◆ **The task**
Look through the data below. Collect every line where the word "that" occurs.

┏━━

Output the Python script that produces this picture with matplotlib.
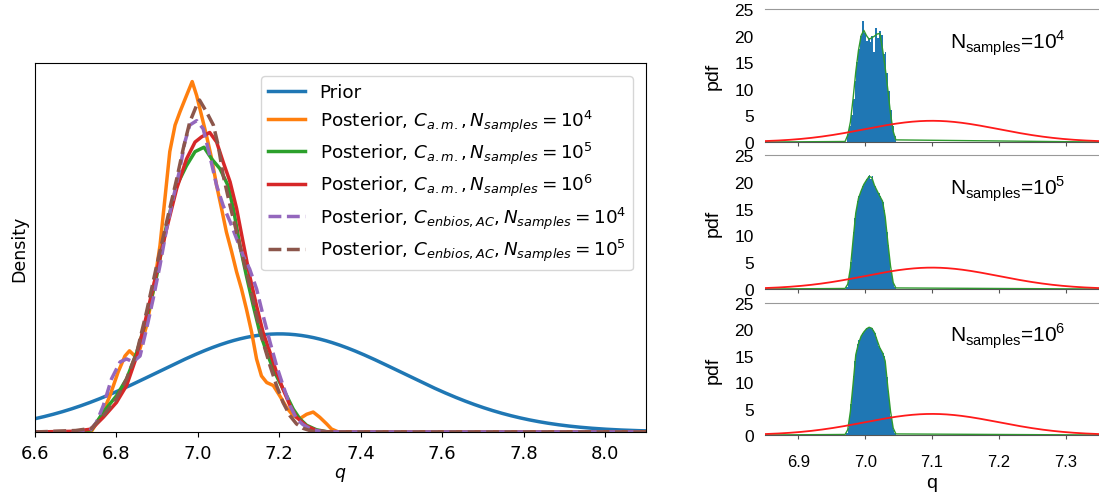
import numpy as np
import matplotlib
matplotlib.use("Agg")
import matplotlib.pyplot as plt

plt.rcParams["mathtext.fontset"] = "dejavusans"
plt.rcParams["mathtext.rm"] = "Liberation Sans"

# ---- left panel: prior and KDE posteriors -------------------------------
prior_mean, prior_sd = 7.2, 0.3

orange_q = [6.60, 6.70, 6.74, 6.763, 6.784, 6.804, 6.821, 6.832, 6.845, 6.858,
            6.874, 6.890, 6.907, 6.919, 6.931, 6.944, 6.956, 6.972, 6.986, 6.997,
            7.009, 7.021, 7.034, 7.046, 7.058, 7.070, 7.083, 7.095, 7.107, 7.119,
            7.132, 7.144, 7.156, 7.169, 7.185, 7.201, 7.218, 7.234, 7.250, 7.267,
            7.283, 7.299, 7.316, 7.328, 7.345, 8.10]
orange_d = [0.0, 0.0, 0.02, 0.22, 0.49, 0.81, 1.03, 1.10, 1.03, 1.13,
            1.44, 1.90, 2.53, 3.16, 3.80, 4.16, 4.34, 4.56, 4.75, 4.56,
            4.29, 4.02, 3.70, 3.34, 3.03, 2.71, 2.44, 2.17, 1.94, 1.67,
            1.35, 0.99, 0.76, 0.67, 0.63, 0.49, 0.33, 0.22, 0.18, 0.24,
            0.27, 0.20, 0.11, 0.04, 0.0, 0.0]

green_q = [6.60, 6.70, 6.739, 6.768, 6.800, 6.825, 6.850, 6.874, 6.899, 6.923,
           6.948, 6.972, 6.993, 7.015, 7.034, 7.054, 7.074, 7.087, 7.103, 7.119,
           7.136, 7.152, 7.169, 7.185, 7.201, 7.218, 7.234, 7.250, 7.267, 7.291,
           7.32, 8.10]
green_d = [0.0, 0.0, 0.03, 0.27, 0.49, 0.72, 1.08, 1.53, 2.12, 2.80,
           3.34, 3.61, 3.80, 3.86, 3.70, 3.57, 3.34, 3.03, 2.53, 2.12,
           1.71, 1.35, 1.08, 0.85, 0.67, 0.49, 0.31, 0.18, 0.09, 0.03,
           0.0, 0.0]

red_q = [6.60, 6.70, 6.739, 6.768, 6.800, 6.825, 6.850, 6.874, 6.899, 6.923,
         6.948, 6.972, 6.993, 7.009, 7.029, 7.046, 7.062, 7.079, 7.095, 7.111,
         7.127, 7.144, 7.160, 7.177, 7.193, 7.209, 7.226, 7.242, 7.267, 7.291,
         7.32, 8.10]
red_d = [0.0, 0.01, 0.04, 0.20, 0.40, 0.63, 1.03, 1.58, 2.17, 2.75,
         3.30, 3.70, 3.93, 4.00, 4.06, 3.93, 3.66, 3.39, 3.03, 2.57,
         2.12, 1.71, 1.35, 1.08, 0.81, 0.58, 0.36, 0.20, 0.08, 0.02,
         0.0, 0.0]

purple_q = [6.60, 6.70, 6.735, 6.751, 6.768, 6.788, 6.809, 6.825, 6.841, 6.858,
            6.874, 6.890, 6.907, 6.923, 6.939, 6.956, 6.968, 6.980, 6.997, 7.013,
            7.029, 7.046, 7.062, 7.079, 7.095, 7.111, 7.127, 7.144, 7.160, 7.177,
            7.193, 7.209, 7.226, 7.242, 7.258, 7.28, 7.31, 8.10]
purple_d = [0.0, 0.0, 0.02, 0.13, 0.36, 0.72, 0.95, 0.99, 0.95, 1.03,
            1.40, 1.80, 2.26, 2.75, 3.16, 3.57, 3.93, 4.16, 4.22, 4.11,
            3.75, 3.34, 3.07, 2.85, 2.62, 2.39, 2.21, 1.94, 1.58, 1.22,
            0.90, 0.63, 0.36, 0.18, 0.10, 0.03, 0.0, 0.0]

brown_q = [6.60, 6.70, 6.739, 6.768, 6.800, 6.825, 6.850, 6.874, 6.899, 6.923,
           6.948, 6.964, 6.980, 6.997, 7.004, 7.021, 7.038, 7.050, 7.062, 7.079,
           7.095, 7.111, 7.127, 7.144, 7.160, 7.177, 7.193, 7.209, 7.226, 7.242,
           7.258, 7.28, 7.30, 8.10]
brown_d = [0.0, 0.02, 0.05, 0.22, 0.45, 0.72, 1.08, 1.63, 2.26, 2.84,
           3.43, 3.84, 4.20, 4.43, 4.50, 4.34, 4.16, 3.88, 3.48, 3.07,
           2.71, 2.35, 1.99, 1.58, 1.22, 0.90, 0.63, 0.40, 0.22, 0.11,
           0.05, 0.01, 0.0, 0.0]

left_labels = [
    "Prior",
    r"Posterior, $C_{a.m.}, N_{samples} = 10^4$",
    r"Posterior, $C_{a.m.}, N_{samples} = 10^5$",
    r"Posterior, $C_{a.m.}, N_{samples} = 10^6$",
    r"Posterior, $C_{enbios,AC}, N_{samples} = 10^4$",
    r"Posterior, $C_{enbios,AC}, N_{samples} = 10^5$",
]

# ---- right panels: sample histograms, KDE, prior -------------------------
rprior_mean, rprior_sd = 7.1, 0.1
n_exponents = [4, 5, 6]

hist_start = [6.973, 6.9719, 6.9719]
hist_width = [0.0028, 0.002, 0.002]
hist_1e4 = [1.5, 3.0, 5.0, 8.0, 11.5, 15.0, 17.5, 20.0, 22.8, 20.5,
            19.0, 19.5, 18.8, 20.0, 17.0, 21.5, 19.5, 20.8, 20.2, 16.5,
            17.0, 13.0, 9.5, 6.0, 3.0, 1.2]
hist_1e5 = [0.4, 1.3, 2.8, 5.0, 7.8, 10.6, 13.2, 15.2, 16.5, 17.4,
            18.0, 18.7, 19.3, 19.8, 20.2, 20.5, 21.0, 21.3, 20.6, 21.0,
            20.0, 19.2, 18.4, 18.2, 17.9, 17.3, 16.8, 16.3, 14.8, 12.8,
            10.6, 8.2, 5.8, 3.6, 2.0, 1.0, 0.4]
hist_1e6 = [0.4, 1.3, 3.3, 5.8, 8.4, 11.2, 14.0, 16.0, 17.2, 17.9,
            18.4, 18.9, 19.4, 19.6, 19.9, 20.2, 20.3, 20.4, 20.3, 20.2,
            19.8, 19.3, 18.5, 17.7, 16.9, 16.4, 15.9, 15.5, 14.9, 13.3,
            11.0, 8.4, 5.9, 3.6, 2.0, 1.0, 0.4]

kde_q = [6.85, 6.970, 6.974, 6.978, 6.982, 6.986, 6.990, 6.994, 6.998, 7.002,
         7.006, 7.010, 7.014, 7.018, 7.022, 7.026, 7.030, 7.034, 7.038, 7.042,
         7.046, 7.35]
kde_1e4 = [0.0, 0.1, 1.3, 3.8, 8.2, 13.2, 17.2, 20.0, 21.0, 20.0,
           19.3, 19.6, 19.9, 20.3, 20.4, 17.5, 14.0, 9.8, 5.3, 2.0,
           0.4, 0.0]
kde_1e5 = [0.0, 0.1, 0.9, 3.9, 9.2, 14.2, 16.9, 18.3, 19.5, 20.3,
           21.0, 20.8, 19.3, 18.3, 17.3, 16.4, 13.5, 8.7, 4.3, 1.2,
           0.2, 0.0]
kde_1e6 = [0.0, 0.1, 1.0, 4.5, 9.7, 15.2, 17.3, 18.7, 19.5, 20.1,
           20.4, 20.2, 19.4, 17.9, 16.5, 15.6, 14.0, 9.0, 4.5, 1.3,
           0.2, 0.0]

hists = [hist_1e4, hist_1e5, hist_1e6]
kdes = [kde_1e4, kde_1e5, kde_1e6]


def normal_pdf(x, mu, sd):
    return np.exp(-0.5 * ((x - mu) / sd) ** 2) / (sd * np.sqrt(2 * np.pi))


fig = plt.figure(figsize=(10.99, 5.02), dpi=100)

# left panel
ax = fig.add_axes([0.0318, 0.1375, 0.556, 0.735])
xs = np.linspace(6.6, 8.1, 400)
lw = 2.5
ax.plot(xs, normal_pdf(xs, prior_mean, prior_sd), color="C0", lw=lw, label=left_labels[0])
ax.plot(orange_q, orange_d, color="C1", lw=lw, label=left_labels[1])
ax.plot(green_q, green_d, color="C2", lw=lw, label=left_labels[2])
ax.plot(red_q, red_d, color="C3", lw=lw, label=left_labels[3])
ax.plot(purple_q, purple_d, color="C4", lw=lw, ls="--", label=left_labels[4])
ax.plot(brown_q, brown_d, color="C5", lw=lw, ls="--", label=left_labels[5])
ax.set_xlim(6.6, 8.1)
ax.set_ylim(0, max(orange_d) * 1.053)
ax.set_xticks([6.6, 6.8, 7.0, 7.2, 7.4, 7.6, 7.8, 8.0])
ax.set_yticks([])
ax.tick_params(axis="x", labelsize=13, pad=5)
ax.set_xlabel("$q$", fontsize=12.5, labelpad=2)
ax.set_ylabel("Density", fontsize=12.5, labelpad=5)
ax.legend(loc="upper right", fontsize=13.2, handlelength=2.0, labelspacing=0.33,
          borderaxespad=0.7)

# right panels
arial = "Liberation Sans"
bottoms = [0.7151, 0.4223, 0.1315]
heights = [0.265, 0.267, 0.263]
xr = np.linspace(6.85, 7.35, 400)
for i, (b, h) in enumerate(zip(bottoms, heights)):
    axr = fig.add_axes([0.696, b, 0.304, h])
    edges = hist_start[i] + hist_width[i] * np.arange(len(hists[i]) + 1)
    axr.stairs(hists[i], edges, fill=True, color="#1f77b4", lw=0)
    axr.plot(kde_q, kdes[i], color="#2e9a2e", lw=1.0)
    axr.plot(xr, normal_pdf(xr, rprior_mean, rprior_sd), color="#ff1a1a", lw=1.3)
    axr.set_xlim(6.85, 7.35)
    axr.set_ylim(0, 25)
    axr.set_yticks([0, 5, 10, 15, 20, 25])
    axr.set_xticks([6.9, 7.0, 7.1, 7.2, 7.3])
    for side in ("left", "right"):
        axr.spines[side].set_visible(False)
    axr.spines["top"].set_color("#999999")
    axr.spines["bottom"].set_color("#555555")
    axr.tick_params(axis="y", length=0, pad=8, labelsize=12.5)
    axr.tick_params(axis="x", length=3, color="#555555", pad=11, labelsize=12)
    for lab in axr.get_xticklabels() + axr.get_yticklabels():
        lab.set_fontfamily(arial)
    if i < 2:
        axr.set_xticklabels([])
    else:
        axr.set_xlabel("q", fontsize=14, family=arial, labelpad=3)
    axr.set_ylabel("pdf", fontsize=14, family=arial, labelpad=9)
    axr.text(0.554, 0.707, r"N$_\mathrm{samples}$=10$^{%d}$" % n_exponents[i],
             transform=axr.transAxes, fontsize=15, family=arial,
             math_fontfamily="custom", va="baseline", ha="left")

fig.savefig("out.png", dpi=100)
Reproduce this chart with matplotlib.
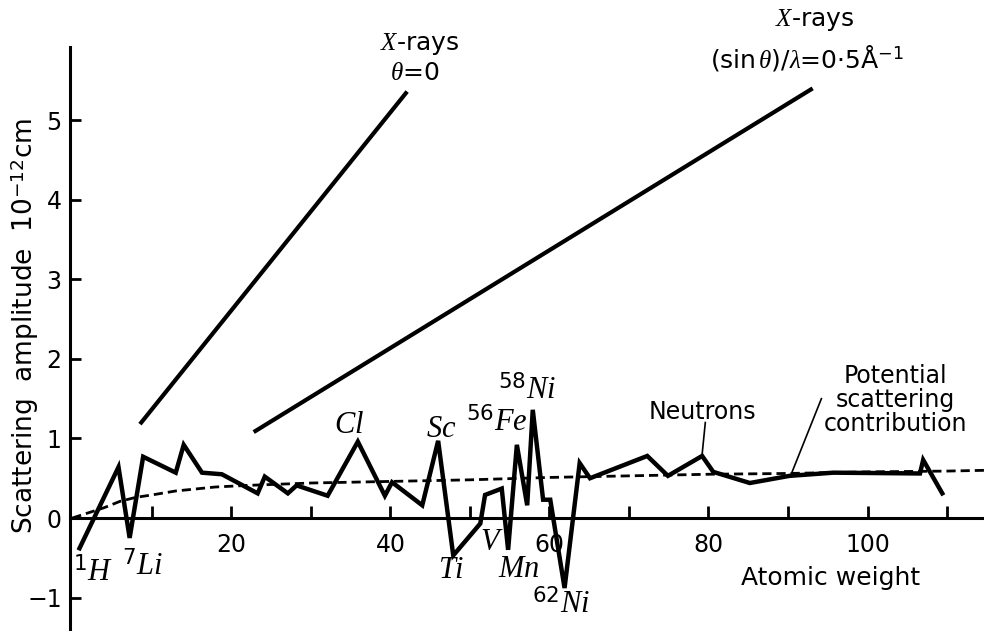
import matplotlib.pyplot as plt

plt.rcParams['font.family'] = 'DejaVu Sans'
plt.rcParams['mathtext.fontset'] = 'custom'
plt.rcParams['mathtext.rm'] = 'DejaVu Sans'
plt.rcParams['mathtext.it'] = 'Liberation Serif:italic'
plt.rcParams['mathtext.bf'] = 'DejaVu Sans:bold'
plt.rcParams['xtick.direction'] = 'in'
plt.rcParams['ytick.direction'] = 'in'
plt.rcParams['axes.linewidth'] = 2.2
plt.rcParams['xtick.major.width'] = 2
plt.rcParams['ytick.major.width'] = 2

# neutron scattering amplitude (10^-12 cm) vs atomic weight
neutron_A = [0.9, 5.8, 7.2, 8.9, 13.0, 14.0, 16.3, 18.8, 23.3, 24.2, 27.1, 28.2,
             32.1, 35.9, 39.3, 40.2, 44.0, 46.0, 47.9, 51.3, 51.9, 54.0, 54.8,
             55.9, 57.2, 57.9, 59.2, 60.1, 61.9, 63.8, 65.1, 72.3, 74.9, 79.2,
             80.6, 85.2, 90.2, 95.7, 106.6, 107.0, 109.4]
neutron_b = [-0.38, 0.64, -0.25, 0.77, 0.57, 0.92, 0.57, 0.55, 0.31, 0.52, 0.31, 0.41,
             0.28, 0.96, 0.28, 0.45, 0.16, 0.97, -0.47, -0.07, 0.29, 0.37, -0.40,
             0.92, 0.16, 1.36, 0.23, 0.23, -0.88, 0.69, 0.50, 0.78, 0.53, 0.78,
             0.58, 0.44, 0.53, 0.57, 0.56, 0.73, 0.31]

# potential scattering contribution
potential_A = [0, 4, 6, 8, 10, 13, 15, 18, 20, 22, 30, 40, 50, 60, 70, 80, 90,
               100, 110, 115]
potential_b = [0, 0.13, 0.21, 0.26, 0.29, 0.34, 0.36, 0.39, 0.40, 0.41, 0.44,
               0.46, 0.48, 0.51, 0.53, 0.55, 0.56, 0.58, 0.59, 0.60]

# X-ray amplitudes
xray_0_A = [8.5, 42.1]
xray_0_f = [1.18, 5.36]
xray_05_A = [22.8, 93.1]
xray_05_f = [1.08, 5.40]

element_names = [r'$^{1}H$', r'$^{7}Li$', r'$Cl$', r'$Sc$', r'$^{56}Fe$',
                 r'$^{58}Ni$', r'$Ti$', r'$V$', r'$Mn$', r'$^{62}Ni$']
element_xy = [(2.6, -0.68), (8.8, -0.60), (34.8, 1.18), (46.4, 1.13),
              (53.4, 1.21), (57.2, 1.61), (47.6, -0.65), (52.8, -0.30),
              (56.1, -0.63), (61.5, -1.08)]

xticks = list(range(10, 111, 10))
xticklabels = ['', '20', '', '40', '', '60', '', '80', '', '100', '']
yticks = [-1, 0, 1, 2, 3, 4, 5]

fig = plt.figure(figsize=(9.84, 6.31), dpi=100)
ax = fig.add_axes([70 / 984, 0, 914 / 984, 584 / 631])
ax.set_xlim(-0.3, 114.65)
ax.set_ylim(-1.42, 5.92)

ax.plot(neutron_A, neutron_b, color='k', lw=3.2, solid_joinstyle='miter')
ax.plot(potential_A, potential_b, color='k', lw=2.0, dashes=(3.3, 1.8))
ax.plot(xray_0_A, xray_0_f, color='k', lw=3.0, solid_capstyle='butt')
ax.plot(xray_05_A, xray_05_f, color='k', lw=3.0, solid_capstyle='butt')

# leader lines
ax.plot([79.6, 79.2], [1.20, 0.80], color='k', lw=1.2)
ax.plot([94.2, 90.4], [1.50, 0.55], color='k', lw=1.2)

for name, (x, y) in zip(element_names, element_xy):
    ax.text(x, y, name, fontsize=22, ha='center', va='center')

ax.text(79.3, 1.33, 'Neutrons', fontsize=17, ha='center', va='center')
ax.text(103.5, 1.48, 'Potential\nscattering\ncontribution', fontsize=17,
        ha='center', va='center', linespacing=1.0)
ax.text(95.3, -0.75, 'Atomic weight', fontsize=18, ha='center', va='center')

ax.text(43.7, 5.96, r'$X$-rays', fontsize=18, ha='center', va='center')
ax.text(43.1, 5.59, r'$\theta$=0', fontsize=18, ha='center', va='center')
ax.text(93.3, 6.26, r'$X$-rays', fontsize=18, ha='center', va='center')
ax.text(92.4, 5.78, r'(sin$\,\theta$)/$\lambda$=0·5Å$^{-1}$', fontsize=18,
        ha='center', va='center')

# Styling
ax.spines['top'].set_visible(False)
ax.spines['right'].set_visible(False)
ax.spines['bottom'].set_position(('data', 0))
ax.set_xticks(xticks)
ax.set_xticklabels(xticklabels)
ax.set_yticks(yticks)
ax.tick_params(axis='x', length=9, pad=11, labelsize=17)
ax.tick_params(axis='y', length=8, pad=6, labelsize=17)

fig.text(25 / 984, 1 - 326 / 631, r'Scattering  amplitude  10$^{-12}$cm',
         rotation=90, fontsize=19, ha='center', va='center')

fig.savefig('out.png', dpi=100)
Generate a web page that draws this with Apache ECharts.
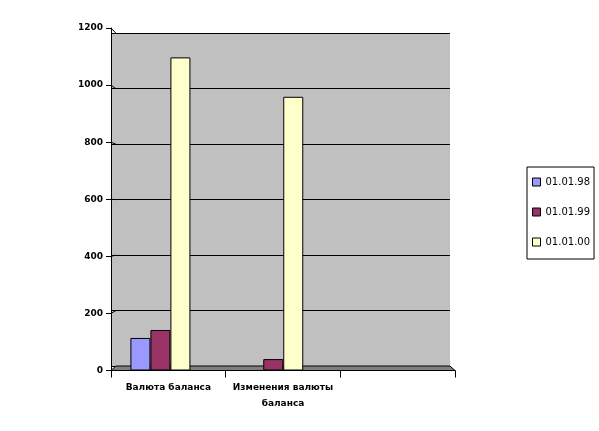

┗━━

◆ **Solution to the exercise**
Output the Python script that produces this picture with matplotlib.
Generate a web page that draws this with Apache ECharts.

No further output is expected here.